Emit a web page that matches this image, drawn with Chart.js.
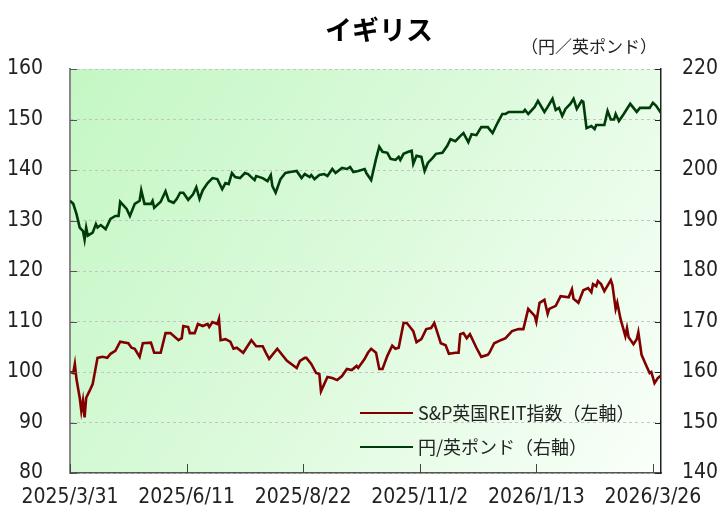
<!DOCTYPE html>
<html>
<head>
<meta charset="utf-8">
<script src="https://cdn.jsdelivr.net/npm/chart.js@4.4.1/dist/chart.umd.min.js"></script>
<style>
html,body{margin:0;padding:0;background:#fff;}
#wrap{width:717px;height:513px;position:relative;}
</style>
</head>
<body>
<div id="wrap"><canvas id="c" width="717" height="513"></canvas></div>
<script>
// ---- data (x = days since 2025/3/31) ----
const chartTitle = 'イギリス';
const unitLabel = '（円／英ポンド）';
const seriesNames = ['S&P英国REIT指数（左軸）', '円/英ポンド（右軸）'];
const dateTickLabels = ['2025/3/31','2025/6/11','2025/8/22','2025/11/2','2026/1/13','2026/3/26'];
const dateTickDays = [0, 72, 144, 216, 288, 360];
const totalDays = 365;

const reitDays = [0,2,3,4,6,7,8,9,10,12,14,17,20,23,25,28,31,36,38,40,43,45,50,52,56,59,62,67,69,70,73,74,77,79,82,85,86,88,91,92,93,96,99,101,103,107,110,112,115,119,121,123,128,134,140,142,145,146,149,152,154,155,157,159,162,165,168,171,174,177,178,182,184,186,189,191,193,196,199,201,203,206,208,210,212,214,217,220,223,225,227,229,232,234,238,240,241,243,245,247,251,254,258,259,262,266,269,273,277,280,283,287,288,290,293,295,296,300,303,308,310,311,314,317,320,322,323,325,326,328,330,334,335,337,338,340,343,344,345,348,350,351,353,356,358,359,361,363,365];
const reitValues = [100,99.8,101.6,98.6,94.9,92.3,94.3,91.0,94.9,96.2,97.6,102.8,103.0,102.8,103.6,104.2,106.0,105.7,104.8,104.6,103.0,105.7,105.8,103.8,103.8,107.7,107.7,106.3,106.7,109.1,108.9,107.7,107.7,109.5,109.1,109.5,108.9,109.9,109.5,110.5,106.3,106.5,106.0,104.6,104.8,103.8,105.3,106.3,105.1,105.1,103.8,102.6,104.6,102.2,100.8,102.2,102.8,102.8,101.6,99.8,99.6,96.2,97.6,99.0,98.8,98.4,99.2,100.6,100.4,101.2,100.8,102.6,103.8,104.6,103.8,100.6,100.6,103.2,105.2,104.6,104.8,109.7,109.7,108.9,108.1,105.9,106.5,108.5,108.7,109.7,107.7,105.7,105.3,103.6,103.8,103.8,107.5,107.7,106.7,107.5,104.8,103.0,103.4,103.8,105.7,106.3,106.7,108.1,108.5,108.5,112.5,111.1,109.9,113.7,114.3,111.5,112.5,113.1,115.0,114.8,116.4,114.5,113.7,116.2,116.6,115.8,117.4,117.0,118.0,117.4,116.0,118.2,117.2,112.5,113.7,110.5,107.1,108.7,106.9,105.5,106.5,107.9,103.4,101.2,99.8,100.0,97.8,98.8,99.3];

const fxDays = [0,2,4,6,8,9,10,11,14,16,17,19,22,25,28,30,31,35,37,40,43,44,46,50,51,52,56,59,61,64,66,68,70,73,76,78,80,82,85,88,91,94,96,98,100,102,105,108,110,114,115,119,122,124,125,127,130,133,136,140,143,145,148,149,151,154,157,159,162,164,168,171,173,175,178,182,183,186,189,191,193,196,198,201,203,204,206,209,211,212,214,217,219,221,224,226,230,233,235,238,241,243,244,246,248,251,254,258,261,264,267,269,271,280,281,283,287,289,293,295,298,300,302,304,306,309,311,313,316,317,319,322,324,325,330,332,334,336,337,339,342,346,350,352,358,360,362,365];
const fxValues = [193.9,193.3,191.3,188.6,187.9,186.2,188.6,187.0,187.6,189.3,188.6,189.1,188.3,190.3,190.9,190.9,193.7,192.3,190.9,193.3,193.9,196.0,193.3,193.3,193.9,192.5,193.7,195.8,193.9,193.5,194.3,195.5,195.5,194.1,195.2,196.6,194.3,196.0,197.4,198.4,198.2,196.2,197.4,197.2,199.4,198.6,198.4,199.4,199.2,198.0,198.8,198.4,197.8,199.0,196.8,195.5,198.2,199.4,199.6,199.8,198.4,199.2,198.6,199.0,198.2,199.0,199.2,198.8,200.2,199.4,200.4,200.2,200.6,199.6,199.8,200.2,199.4,198.0,202.2,204.6,203.6,203.4,202.2,202.0,202.6,202.0,203.2,203.6,203.8,201.2,202.8,202.6,199.8,201.4,202.4,203.2,203.4,204.8,206.1,205.7,206.7,207.3,206.7,205.5,207.1,206.9,208.5,208.5,207.3,209.3,211.1,211.1,211.5,211.5,211.9,211.1,212.5,213.7,211.5,212.5,214.1,211.9,212.3,210.7,212.1,213.1,214.1,212.1,213.7,213.5,208.3,208.7,208.1,208.9,208.9,211.7,210.0,210.0,211.1,209.7,211.1,213.1,211.5,212.3,212.3,213.3,212.7,211.3];

const leftTicks = {min: 80, max: 160, step: 10};
const rightTicks = {min: 140, max: 220, step: 10};

// ---- build ----
const toPts = (xs, ys) => xs.map((d, i) => ({x: d, y: ys[i]}));
const TICK_FONT = {family: "'Liberation Sans Narrow','DejaVu Sans Condensed','DejaVu Sans',sans-serif", size: 21};
const CJK = "'Noto Sans CJK JP','Noto Sans',sans-serif";

const bgPlugin = {
  id: 'bg',
  beforeDraw(chart) {
    const {ctx, chartArea: a} = chart;
    const g = ctx.createLinearGradient(a.left, a.top, a.right, a.bottom);
    g.addColorStop(0, '#c4f7c4');
    g.addColorStop(0.5, '#dcfadc');
    g.addColorStop(1, '#fafffa');
    ctx.save();
    ctx.fillStyle = g;
    ctx.fillRect(a.left, a.top, a.right - a.left, a.bottom - a.top);
    ctx.restore();
  }
};

const decoPlugin = {
  id: 'deco',
  afterDraw(chart) {
    const {ctx, chartArea: a, scales} = chart;
    ctx.save();
    // inward ticks
    ctx.lineWidth = 1;
    ctx.strokeStyle = '#555';
    scales.y.ticks.forEach(t => {
      const y = Math.round(scales.y.getPixelForValue(t.value)) + 0.5;
      ctx.beginPath(); ctx.moveTo(a.left, y); ctx.lineTo(a.left + 7, y); ctx.stroke();
    });
    ctx.strokeStyle = '#222';
    scales.y1.ticks.forEach(t => {
      const y = Math.round(scales.y1.getPixelForValue(t.value)) + 0.5;
      ctx.beginPath(); ctx.moveTo(a.right - 6, y); ctx.lineTo(a.right, y); ctx.stroke();
    });
    ctx.strokeStyle = '#444';
    scales.x.ticks.forEach(t => {
      const x = Math.round(scales.x.getPixelForValue(t.value)) + 0.5;
      ctx.beginPath(); ctx.moveTo(x, a.bottom); ctx.lineTo(x, a.bottom - 9); ctx.stroke();
    });
    // title
    ctx.fillStyle = '#000';
    ctx.textAlign = 'center';
    ctx.textBaseline = 'middle';
    ctx.font = "bold 27px " + CJK;
    ctx.fillText(chartTitle, 379, 30);
    // unit
    ctx.font = "17px " + CJK;
    ctx.textAlign = 'right';
    ctx.fillStyle = '#222';
    ctx.fillText(unitLabel, 657, 47);
    // legend
    const ds = chart.data.datasets;
    const rows = [413, 447];
    ctx.textAlign = 'left';
    ctx.font = "18px " + CJK;
    ds.forEach((d, i) => {
      ctx.strokeStyle = d.borderColor;
      ctx.lineWidth = 2;
      ctx.beginPath(); ctx.moveTo(360, rows[i]); ctx.lineTo(413, rows[i]); ctx.stroke();
      ctx.fillStyle = '#222';
      ctx.fillText(d.label, 418, rows[i]);
    });
    ctx.restore();
  }
};

new Chart(document.getElementById('c'), {
  type: 'line',
  data: {
    datasets: [
      {label: seriesNames[0], data: toPts(reitDays, reitValues), yAxisID: 'y',
       borderColor: '#800000', borderWidth: 2.6, pointRadius: 0, tension: 0},
      {label: seriesNames[1], data: toPts(fxDays, fxValues), yAxisID: 'y1',
       borderColor: '#003c0a', borderWidth: 2.6, pointRadius: 0, tension: 0}
    ]
  },
  options: {
    responsive: false,
    animation: false,
    layout: {padding: {top: 69, left: 0, right: 0, bottom: 0}},
    plugins: {legend: {display: false}, tooltip: {enabled: false}, title: {display: false}},
    scales: {
      x: {
        type: 'linear', min: 0, max: totalDays,
        afterBuildTicks: s => { s.ticks = dateTickDays.map(v => ({value: v})); },
        afterFit: s => { s.height = 40; },
        ticks: {
          callback: (v) => dateTickLabels[dateTickDays.indexOf(v)],
          font: TICK_FONT, color: '#222', padding: 12, maxRotation: 0, autoSkip: false
        },
        grid: {drawOnChartArea: false, drawTicks: false},
        border: {color: '#555', width: 1.5}
      },
      y: {
        position: 'left', min: leftTicks.min, max: leftTicks.max,
        ticks: {stepSize: leftTicks.step, font: TICK_FONT, color: '#222', padding: 27},
        afterFit: s => { s.width = 70; },
        grid: {color: '#c4c4c4', lineWidth: 1, drawTicks: false},
        border: {color: '#888', width: 2, dash: [3, 3]}
      },
      y1: {
        position: 'right', min: rightTicks.min, max: rightTicks.max,
        ticks: {stepSize: rightTicks.step, font: TICK_FONT, color: '#222', padding: 21},
        afterFit: s => { s.width = 56; },
        grid: {drawOnChartArea: false, drawTicks: false},
        border: {color: '#222', width: 1.5}
      }
    }
  },
  plugins: [bgPlugin, decoPlugin]
});
</script>
</body>
</html>
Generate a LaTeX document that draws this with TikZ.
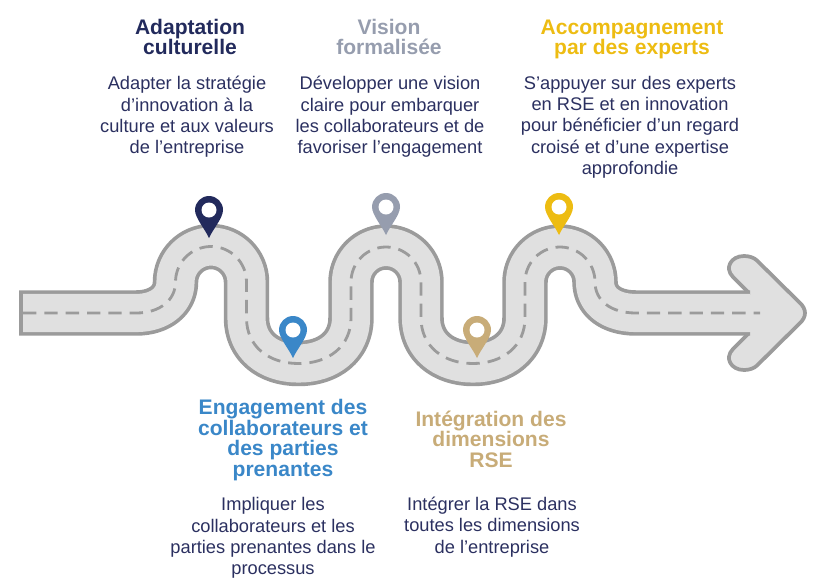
\documentclass[tikz,border=0pt]{standalone}
\usepackage{fontspec}
\setmainfont{Liberation Sans}
\definecolor{navy}{HTML}{222A5C}
\definecolor{txt}{HTML}{2B3060}
\definecolor{pinblue}{HTML}{3A87C8}
\definecolor{pingray}{HTML}{969DAE}
\definecolor{pintan}{HTML}{C8AC78}
\definecolor{pinyellow}{HTML}{EDBC12}
\definecolor{roadline}{HTML}{9B9B9B}
\definecolor{roadfill}{HTML}{E0E0E0}
\def\roadcourse{(19,313) -- (136,313)
 .. controls (160,313) and (175.5,300) .. (175.5,282)
 arc[start angle=180,end angle=360,radius=35.5]
 -- (246.5,318)
 .. controls (246.5,346) and (268,363.5) .. (298.5,363.5)
 .. controls (329,363.5) and (351,346) .. (351,318)
 -- (351,282)
 arc[start angle=180,end angle=360,radius=35]
 -- (421,318)
 .. controls (421,346) and (443,363.5) .. (473,363.5)
 .. controls (503,363.5) and (525,346) .. (525,318)
 -- (525,282)
 arc[start angle=180,end angle=360,radius=35]
 .. controls (595,300) and (610,313) .. (636,313)
 -- (750,313)}
\tikzset{
  x=0.75pt,y=-0.75pt,
  title/.style={font=\fontsize{15.8pt}{15.4pt}\selectfont\bfseries,align=center,inner sep=0pt,anchor=center},
  body/.style={font=\fontsize{13.7pt}{16pt}\selectfont,align=center,inner sep=0pt,text=txt,anchor=center},
  pin/.pic={
    \fill[pic actions] (0,28) .. controls (-4,19) and (-14,8) .. (-14,0)
      arc[start angle=180,end angle=360,radius=14]
      .. controls (14,8) and (4,19) .. (0,28) -- cycle;
    \fill[white] (0,0) circle[radius=7.5];
  }
}
\begin{document}
\begin{tikzpicture}
\useasboundingbox (0,0) rectangle (830,586);
% arrow head
\path[fill=roadfill,draw=roadline,line width=2.8pt,line join=round]
  (748,292) -- (733,277) .. controls (724,268) and (731,256) .. (744,256)
  .. controls (749,256) and (754,257.5) .. (757,260.5)
  -- (799,302) .. controls (807,309) and (807,317) .. (799,324)
  -- (757,365.5) .. controls (754,368.5) and (749,370) .. (744,370)
  .. controls (731,370) and (724,358) .. (733,349) -- (748,334);
% road
\draw[roadline,line width=34.1pt,line join=round] \roadcourse;
\draw[roadfill,line width=28.6pt,shorten <=3pt,line join=round] \roadcourse;
\fill[roadfill] (745,294.5) rectangle (756,331.5);
% centre line
\draw[roadline,line width=2.1pt,dash pattern=on 10pt off 6pt,dash phase=-1pt,shorten <=2pt,shorten >=-7.5pt] \roadcourse;
% pins
\pic[navy] at (209,210) {pin};
\pic[pinblue] at (293,330) {pin};
\pic[pingray] at (386,207) {pin};
\pic[pintan] at (477,330) {pin};
\pic[pinyellow] at (559,207) {pin};
% titles
\node[title,text=navy] (t1) at (190,37) {Adaptation\\culturelle};
\node[title,text=pingray] (t2) at (389,37) {Vision\\formalisée};
\node[title,text=pinyellow] (t3) at (632,39.5) {Accompagnement\\par des experts};
\node[title,text=pinblue] (t4) at (283,440) {Engagement des\\collaborateurs et\\des parties\\prenantes};
\node[title,text=pintan] (t5) at (491,439) {Intégration des\\dimensions\\RSE};
% bodies
\node[body] (b1) at (187,117) {Adapter la stratégie\\d’innovation à la\\culture et aux valeurs\\de l’entreprise};
\node[body] (b2) at (390,117) {Développer une vision\\claire pour embarquer\\les collaborateurs et de\\favoriser l’engagement};
\node[body] (b3) at (630,127) {S’appuyer sur des experts\\en RSE et en innovation\\pour bénéficier d’un regard\\croisé et d’une expertise\\approfondie};
\node[body] (b4) at (273,538) {Impliquer les\\collaborateurs et les\\parties prenantes dans le\\processus};
\node[body] (b5) at (492,527) {Intégrer la RSE dans\\toutes les dimensions\\de l’entreprise};
\end{tikzpicture}
\end{document}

——————————

== The request ==
Start at the top of the entries and repeat each line exactly, ending at the line that contains "const totalDays = 365;". Pictures are not part of the copy.

== The solution ==
Emit a web page that matches this image, drawn with Chart.js.
<!DOCTYPE html>
<html>
<head>
<meta charset="utf-8">
<script src="https://cdn.jsdelivr.net/npm/chart.js@4.4.1/dist/chart.umd.min.js"></script>
<style>
html,body{margin:0;padding:0;background:#fff;}
#wrap{width:717px;height:513px;position:relative;}
</style>
</head>
<body>
<div id="wrap"><canvas id="c" width="717" height="513"></canvas></div>
<script>
// ---- data (x = days since 2025/3/31) ----
const chartTitle = 'イギリス';
const unitLabel = '（円／英ポンド）';
const seriesNames = ['S&P英国REIT指数（左軸）', '円/英ポンド（右軸）'];
const dateTickLabels = ['2025/3/31','2025/6/11','2025/8/22','2025/11/2','2026/1/13','2026/3/26'];
const dateTickDays = [0, 72, 144, 216, 288, 360];
const totalDays = 365;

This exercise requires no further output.